Citizenship defines the U.S. political experiment, but the modern legal category that it now names is a relatively recent invention. There was no Constitutional definition of citizenship until the ratification of the Fourteenth Amendment in 1868, almost a century after the Declaration of Independence. Civic Longing looks at the fascinating prehistory of U.S. citizenship in the years between the Revolution and the Civil War, when the cultural and juridical meaning of citizenship—as much as its scope—was still up for grabs. Carrie Hyde recovers the numerous cultural forms through which the meaning of citizenship was provisionally made and remade in the early United States.

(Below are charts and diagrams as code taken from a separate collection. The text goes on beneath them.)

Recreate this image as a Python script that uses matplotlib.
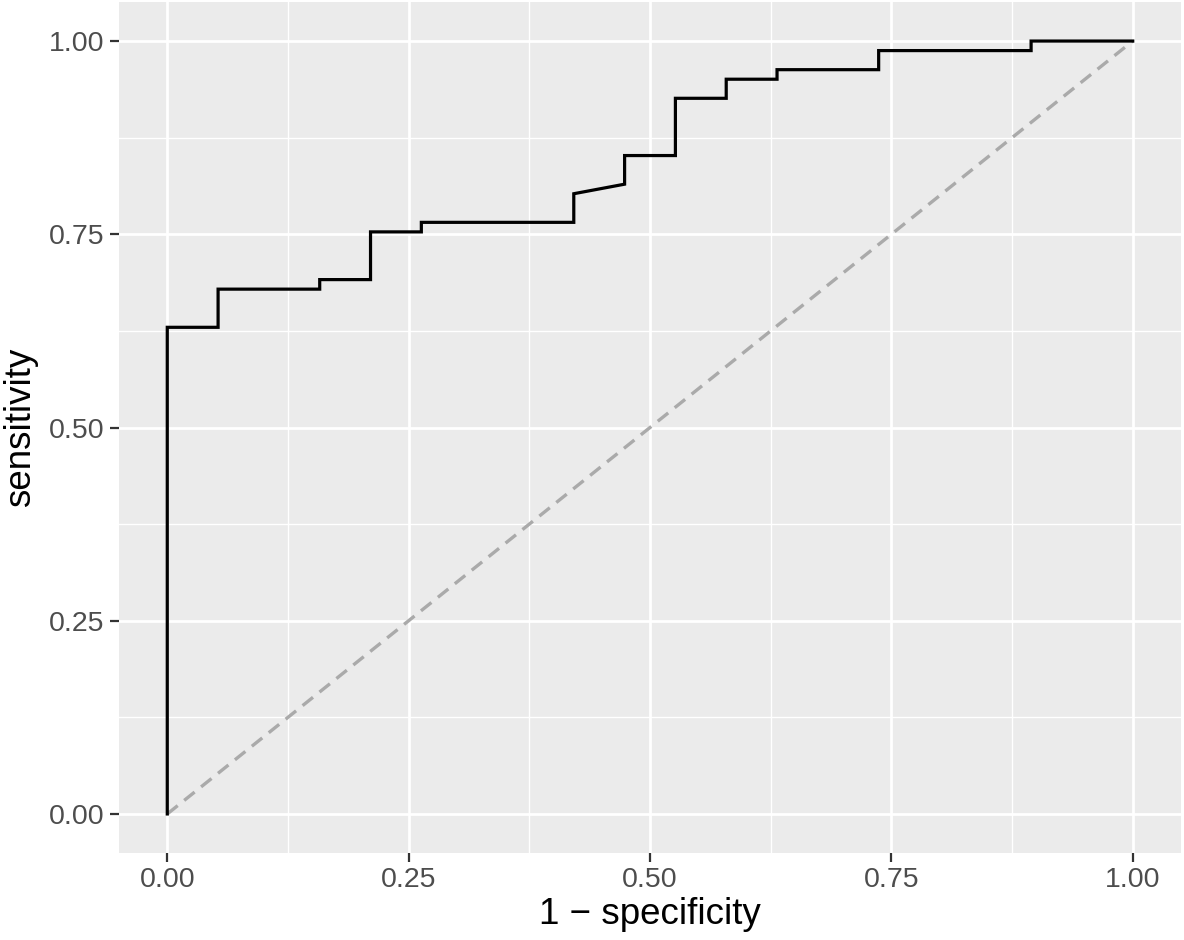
import matplotlib
matplotlib.use("Agg")
import matplotlib.pyplot as plt
import numpy as np
from matplotlib.ticker import MultipleLocator

# ROC curve points (1 - specificity, sensitivity)
n_neg = 19
n_pos = 81
fp_counts = [0, 0, 1, 1, 3, 3, 4, 4, 5, 5, 8, 8, 9, 9, 10, 10, 11, 11, 12, 12, 14, 14, 17, 17, 19]
tp_counts = [0, 51, 51, 55, 55, 56, 56, 61, 61, 62, 62, 65, 66, 69, 69, 75, 75, 77, 77, 78, 78, 80, 80, 81, 81]

fpr = np.array(fp_counts) / n_neg
tpr = np.array(tp_counts) / n_pos

ticks = [0.00, 0.25, 0.50, 0.75, 1.00]
tick_labels = ["0.00", "0.25", "0.50", "0.75", "1.00"]

plt.rcParams["font.family"] = ["Liberation Sans", "DejaVu Sans"]

fig = plt.figure(figsize=(11.84, 9.4), dpi=100)
ax = fig.add_axes([119 / 1184, (940 - 852.6) / 940, (1181 - 119) / 1184, (852.6 - 2.4) / 940])

ax.set_facecolor("#EBEBEB")
for s in ax.spines.values():
    s.set_visible(False)

ax.set_xlim(-0.05, 1.05)
ax.set_ylim(-0.05, 1.05)
ax.xaxis.set_minor_locator(MultipleLocator(0.125))
ax.yaxis.set_minor_locator(MultipleLocator(0.125))
ax.set_xticks(ticks)
ax.set_xticklabels(tick_labels)
ax.set_yticks(ticks)
ax.set_yticklabels(tick_labels)

ax.grid(which="major", color="white", linewidth=2.0)
ax.grid(which="minor", color="white", linewidth=1.0)
ax.set_axisbelow(True)

ax.tick_params(which="major", length=6.5, width=1.6, color="#333333",
               labelsize=20.5, labelcolor="#4D4D4D", pad=4)
ax.tick_params(which="minor", length=0)

# diagonal reference line
ax.plot([0, 1], [0, 1], color="#AAAAAA", linestyle=(0, (4, 2.5)), linewidth=2.4)
# ROC curve
ax.plot(fpr, tpr, color="black", linewidth=2.3, solid_joinstyle="miter")

ax.set_xlabel("1 \u2212 specificity", fontsize=26.5, labelpad=3)
ax.set_ylabel("sensitivity", fontsize=26.5, labelpad=8)

fig.savefig("out.png", dpi=100)
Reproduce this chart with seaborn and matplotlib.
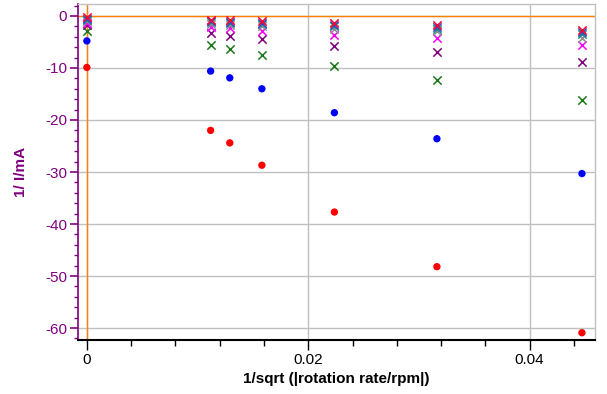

Civic Longing offers the first historically grounded account of the formative political power of the imaginative traditions that shaped early debates about citizenship. In the absence of a centralized legal definition of citizenship, Hyde shows, politicians and writers regularly turned to a number of highly speculative traditions—political philosophy, Christian theology, natural law, fiction, and didactic literature—to authorize visions of what citizenship was or ought to be. These speculative traditions sustained an idealized image of citizenship by imagining it from its outer limits, from the point of view of its “negative civic exemplars”—expatriates, slaves, traitors, and alienated subjects.
By recovering the strange, idiosyncratic meanings of citizenship in the early United States, Hyde provides a powerful critique of originalism, and challenges anachronistic assumptions that read the definition of citizenship backward from its consolidation in the mid-nineteenth century as jus soli or birthright citizenship.